Valutiamo, quindi, la giustezza delle critiche dei liberisti. Il Governo, tra il plauso generale, ha varato la riforma delle pensioni che prevede il protrarsi dell’età di pensionamento. E’, quindi, evidente che nessuno cerca la flessibilità di uscita dal lavoro con i pensionamenti. E, dicono, con validi motivi: perché il peso delle pensioni è già eccessivo, non ci sono mezzi per pagare altre pensioni.
Unico modo di uscita dal lavoro rimane, quindi, il licenziamento.
 
E allora che dicano che vogliono maggiore facilità di licenziamento. E poi spieghino come e perché questo, per loro, fa aumentare l’occupazione. E, magari, pure che l’esistenza del divorzio fa aumentare i matrimoni e le droghe libere diminuire i drogati.
 
In vero l’ha tentato Catricalà, a Ballarò il 28/3/12, e ha detto che oggi (proprio oggi) moltissime aziende con 14 operai potrebbero assumerne altri dieci, ma non lo fanno per paura di problemi in caso di futuri licenziamenti. A suo dire, tolto l’articolo 18, queste tantissime aziende assumeranno subito dieci persone. O Catricalà mente o tutti noi non abbiamo capito nulla.
 
Per quel che so questa è crisi è mondiale, come quella del ’29, e le aziende ora vogliono licenziare, sopravvivere. Ci sarà pure l’azienda che ha bisogno di assumere, ma certo non di aumentare l’organico del 70%.
 
E, per quel che ho imparato in anni di risanamenti d’azienda, nessun imprenditore rinuncerebbe a raddoppiare il fatturato e l’utile per paura, forse, poi, di aver problemi a licenziare.
 
Se la domanda dei suoi prodotti fosse così forte non esiterebbe a creare un’azienda separata, una cooperativa con finanziamento pubblico o a nome della moglie con aiuti all’imprenditoria femminile per affidarle lavori o settori della produzione.
 
O cercherà precari, lavoratori in nero, una delle aziende che, invece, hanno poco lavoro per coprire le commesse, ma non lascerà sfumare la sua crescita.
Come fanno da sempre tutte le aziende.
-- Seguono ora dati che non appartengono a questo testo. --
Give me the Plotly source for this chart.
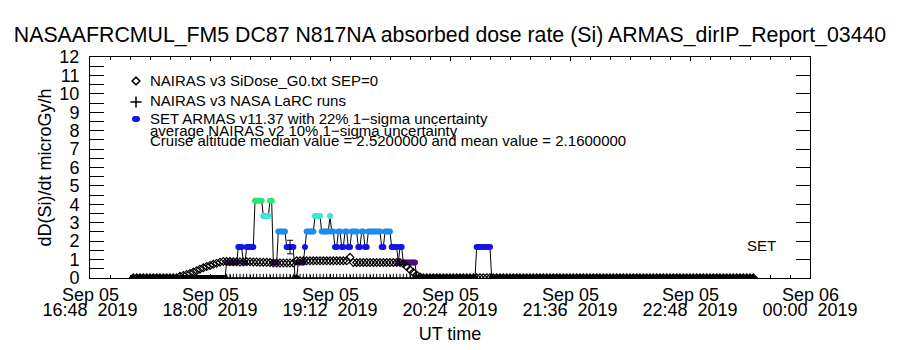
import plotly.graph_objects as go
from datetime import datetime, timedelta

# ---------------- data ----------------
T0 = datetime(2019, 9, 5, 16, 48)          # left edge of the time axis (UT)
T_END = datetime(2019, 9, 6, 0, 0)          # right edge of the time axis (UT)

# x tick marks (minutes after 16:48) and their labels
xtick_minutes = [0, 72, 144, 216, 288, 360, 432]
xtick_day = ["Sep 05", "Sep 05", "Sep 05", "Sep 05", "Sep 05", "Sep 05", "Sep 06"]
xtick_time = ["16:48", "18:00", "19:12", "20:24", "21:36", "22:48", "00:00"]
xtick_year = ["2019"] * 7

ytick_values = [0, 1, 2, 3, 4, 5, 6, 7, 8, 9, 10, 11, 12]

# NAIRAS v3 SiDose_G0 (open diamonds), 2-minute cadence from 17:14 UT
nairas_start_min = 26
nairas_step_min = 2
nairas_dose = (
    [0.02] * 14
    + [0.10, 0.14, 0.19, 0.25, 0.32, 0.40, 0.48, 0.55, 0.62, 0.68, 0.74, 0.80, 0.86, 0.90]
    + [0.90, 0.89, 0.88, 0.88, 0.87, 0.87, 0.88, 0.88, 0.87, 0.87, 0.86, 0.86, 0.85, 0.84]
    + [0.82] * 7
    + [0.93] * 16
    + [1.12]
    + [0.84] * 15
    + [0.78, 0.62, 0.45, 0.30, 0.16, 0.05]
    + [0.02] * 100
)

# NAIRAS v3 NASA LaRC runs (plus signs), 2-minute cadence from 18:10 UT
larc_start_min = 82
larc_step_min = 2
larc_dose = [0.0] * 58

# SET ARMAS quantised dose-rate levels and the colour of each level
armas_levels = [0.0, 0.84, 1.68, 2.52, 3.36, 4.20]
armas_level_colors = ["#000000", "#4b0a82", "#1414e6", "#1e8cf0", "#3ce6d2", "#28e678"]
# ARMAS record, 1-minute cadence from 17:14 UT, run-length coded (level index, number of records)
armas_start_min = 26
armas_step_min = 1
armas_run_level = [0, 1, 2, 1, 2, 5, 4, 5, 1, 3, 2, 0, 1, 2, 3, 4, 3, 4, 3, 2,
                   3, 2, 3, 2, 3, 2, 3, 2, 3, 2, 3, 2, 1, 2, 1, 0, 2, 0]
armas_run_length = [56, 7, 3, 2, 5, 5, 4, 2, 3, 5, 5, 2, 4, 1, 5, 4, 5, 1, 2, 2,
                    2, 2, 2, 2, 4, 2, 2, 2, 8, 2, 4, 4, 1, 2, 8, 36, 9, 158]

# single ARMAS point drawn with its 22 % 1-sigma error bar
armas_err_min = 120
armas_err_value = 1.68
armas_err_sigma = 0.37

title_text = "NASAAFRCMUL_FM5 DC87 N817NA absorbed dose rate (Si) ARMAS_dirIP_Report_03440"
legend_lines = [
    "NAIRAS v3 SiDose_G0.txt SEP=0",
    "NAIRAS v3 NASA LaRC runs",
    "SET ARMAS v11.37 with 22% 1\u2212sigma uncertainty",
    "average NAIRAS v2 10% 1\u2212sigma uncertainty",
    "Cruise altitude median value = 2.5200000 and mean value = 2.1600000",
]

# ---------------- build series ----------------
def tm(m):
    return T0 + timedelta(minutes=m)

nairas_t = [tm(nairas_start_min + i * nairas_step_min) for i in range(len(nairas_dose))]
larc_t = [tm(larc_start_min + i * larc_step_min) for i in range(len(larc_dose))]

armas_idx = []
for lev, n in zip(armas_run_level, armas_run_length):
    armas_idx += [lev] * n
armas_t = [tm(armas_start_min + i * armas_step_min) for i in range(len(armas_idx))]
armas_v = [armas_levels[k] for k in armas_idx]
armas_c = [armas_level_colors[k] for k in armas_idx]

FONT = "Liberation Sans"
fig = go.Figure()

fig.add_trace(go.Scatter(
    x=armas_t, y=armas_v, mode="lines+markers",
    line=dict(color="black", width=1),
    marker=dict(color=armas_c, size=6, symbol="circle", line=dict(width=0)),
    showlegend=False, hoverinfo="skip"))

fig.add_trace(go.Scatter(
    x=nairas_t, y=nairas_dose, mode="markers",
    marker=dict(symbol="diamond-open", size=6, color="black", line=dict(width=1.2, color="black")),
    showlegend=False, hoverinfo="skip"))

fig.add_trace(go.Scatter(
    x=larc_t, y=larc_dose, mode="markers",
    marker=dict(symbol="cross-thin-open", size=6, color="black", line=dict(width=1, color="black")),
    showlegend=False, hoverinfo="skip"))

fig.add_trace(go.Scatter(
    x=[tm(armas_err_min)], y=[armas_err_value], mode="markers",
    marker=dict(size=1, color="black", opacity=0),
    error_y=dict(type="constant", value=armas_err_sigma, color="black", thickness=1, width=3),
    showlegend=False, hoverinfo="skip"))

# right-hand axis ticks (major only)
fig.add_trace(go.Scatter(
    x=[T0], y=[0], xaxis="x", yaxis="y3", mode="markers",
    marker=dict(size=1, opacity=0), showlegend=False, hoverinfo="skip"))

# legend symbols on a pixel-like overlay axis pair
fig.add_trace(go.Scatter(
    x=[136], y=[81], xaxis="x2", yaxis="y2", mode="markers", cliponaxis=False,
    marker=dict(symbol="diamond-open", size=6, color="black", line=dict(width=1.5, color="black")),
    showlegend=False, hoverinfo="skip"))
fig.add_trace(go.Scatter(
    x=[136], y=[102], xaxis="x2", yaxis="y2", mode="markers", cliponaxis=False,
    marker=dict(symbol="cross-thin-open", size=8, color="black", line=dict(width=1.5, color="black")),
    showlegend=False, hoverinfo="skip"))
fig.add_trace(go.Scatter(
    x=[135, 137], y=[119, 119], xaxis="x2", yaxis="y2", mode="markers", cliponaxis=False,
    marker=dict(symbol="circle", size=6, color="#1414e6", line=dict(width=0)),
    showlegend=False, hoverinfo="skip"))

annotations = []
legend_y = [80, 100, 118, 130, 140]
for txt, yy in zip(legend_lines, legend_y):
    annotations.append(dict(x=148, y=yy, xref="x2", yref="y2", text=txt, showarrow=False,
                            xanchor="left", yanchor="middle",
                            font=dict(family=FONT, size=15, color="black")))
annotations.append(dict(x=761, y=245, xref="x2", yref="y2", text="SET", showarrow=False,
                        xanchor="center", yanchor="middle",
                        font=dict(family=FONT, size=15, color="black")))
for m, d in zip(xtick_minutes, xtick_day):
    annotations.append(dict(x=tm(m), y=(278 - 295) / 221, xref="x", yref="paper", text=d,
                            showarrow=False, xanchor="center", yanchor="middle",
                            font=dict(family=FONT, size=18, color="black")))

fig.update_layout(
    width=900, height=350,
    margin=dict(l=90, r=90, t=57, b=72),
    paper_bgcolor="white", plot_bgcolor="white",
    title=dict(text=title_text, x=0.5, xanchor="center", y=1 - 35 / 350, yanchor="middle",
               yref="container", font=dict(family=FONT, size=21.3, color="black")),
    xaxis=dict(
        type="date", range=[T0, T_END],
        tickmode="array", tickvals=[tm(m) for m in xtick_minutes],
        ticktext=[f"{a}\u00a0\u00a0{b}" for a, b in zip(xtick_time, xtick_year)],
        ticks="inside", ticklen=4, tickwidth=1, tickcolor="black",
        minor=dict(dtick=12 * 60 * 1000, tick0=T0, ticks="inside", ticklen=3, tickcolor="black"),
        showline=True, linecolor="black", linewidth=1, mirror="ticks",
        showgrid=False, zeroline=False, automargin=False,
        ticklabelstandoff=15,
        tickfont=dict(family=FONT, size=18, color="black"),
        title=dict(text="UT time", standoff=8, font=dict(family=FONT, size=18, color="black")),
    ),
    yaxis=dict(
        range=[0, 12], tickmode="array", tickvals=ytick_values,
        ticks="inside", ticklen=14, tickwidth=1, tickcolor="black",
        minor=dict(dtick=0.5, ticks="inside", ticklen=14, tickcolor="black"),
        showline=True, linecolor="black", linewidth=1, mirror=True,
        showgrid=False, zeroline=False, automargin=False,
        ticklabelstandoff=6,
        tickfont=dict(family=FONT, size=18, color="black"),
        title=dict(text="dD(Si)/dt microGy/h", standoff=3,
                   font=dict(family=FONT, size=18, color="black")),
    ),
    yaxis3=dict(
        overlaying="y", side="right", range=[0, 12], tickmode="array", tickvals=ytick_values,
        ticks="inside", ticklen=14, tickwidth=1, tickcolor="black",
        showticklabels=False, showline=False, showgrid=False, zeroline=False, automargin=False,
    ),
    xaxis2=dict(overlaying="x", range=[90, 810], visible=False),
    yaxis2=dict(overlaying="y", range=[278, 57], visible=False),
    annotations=annotations,
)

fig.write_html("out.html")
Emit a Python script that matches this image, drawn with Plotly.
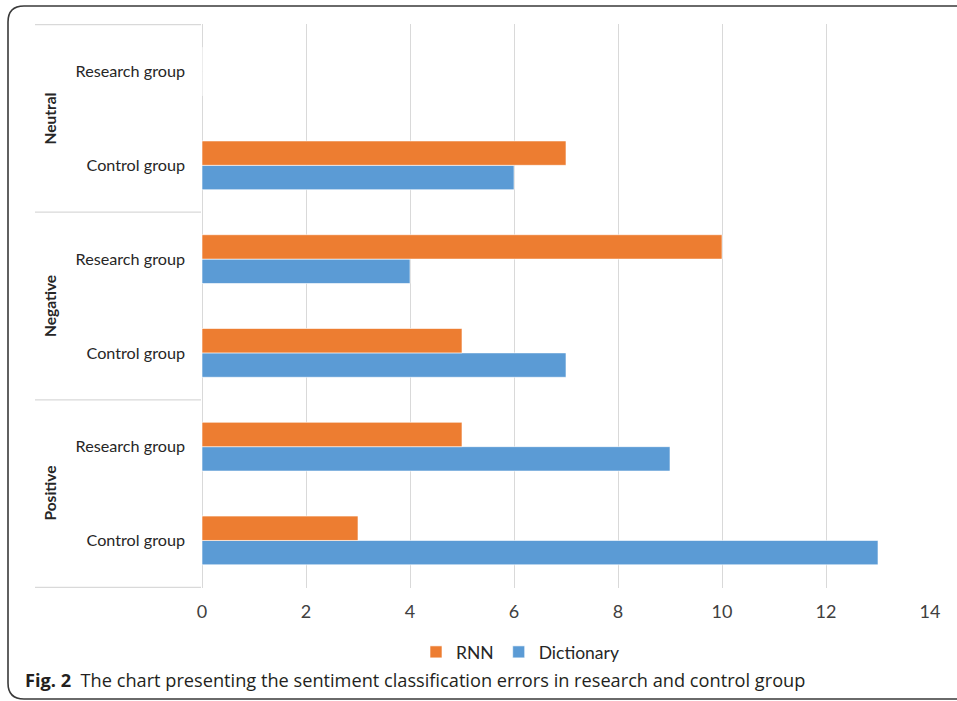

Piccole o grandi.
 
Ci dicono che lo Stato non può pagare le pensioni, che dobbiamo farci una pensione con il tfr, ma non perché quella stessa pensione su cui qualcuno guadagna, non può darcela lo Stato senza guadagnarci; che lo Stato deve darcela a 67 anni per i costi, ma nulla fanno per recuperare i 120 miliardi evasione, i 70 persi per la corruzione, i 40 per gli incidenti sul lavoro e i 30 per quelli stradali.
 
Ci raccontano che per aumentare gli occupati occorrono più licenziamenti. Senza l’onestà di chiamare le cose con il loro nome.
 
Abbiamo il peggio del mondo: pressione fiscale scandinava senza il suo welfare, licenziamenti americani e stipendi portoghesi, liberismo inglese ed economia greca.
 
Continuano a chiedere più libertà per l’economia, ma la crisi è nata dalla troppa libertà economica Usa, aumento i consumi, ma da questi sono venuti in America quei mutui subprime che ci hanno fregato tutti. Vogliono curare una crisi non italiana con un rimedio italiano, una crisi da troppi consumi e troppo liberismo anglosassone stimolando consumi e liberismo. Reclamizzano il passaggio di beni e funzioni da Stato a privato, ma tutti vediamo il trionfo della pubblica Volkswagen e gli stenti della privata Fiat.
 
Ai liberisti vorrei ricordare che loro nel 2008 implorarono gli Stati per impedire al libero mercato di regolarsi liberamente (e fecero bene) e che, in un articolo degli anni ’40, osteggiavano il nuovo sistema sanitario pubblico inglese sostenendo che quella riforma avrebbe ucciso tremila inglesi l’anno per l’affollarsi di malati che, non più frenati dal costo della visita, avrebbe impedito ai sanitari di studiare, ma tutti sappiamo come è andata.  
 
Ripeto: la crisi atroce che ci è capitata (perché in parte è voluta) deriva della troppa libertà economica USA voluta per sostenere l’aumento dei consumi e per cedere ai privati i servizi pubblici per avere meno tasse e meno Stato. Che, forse, però non serve a niente.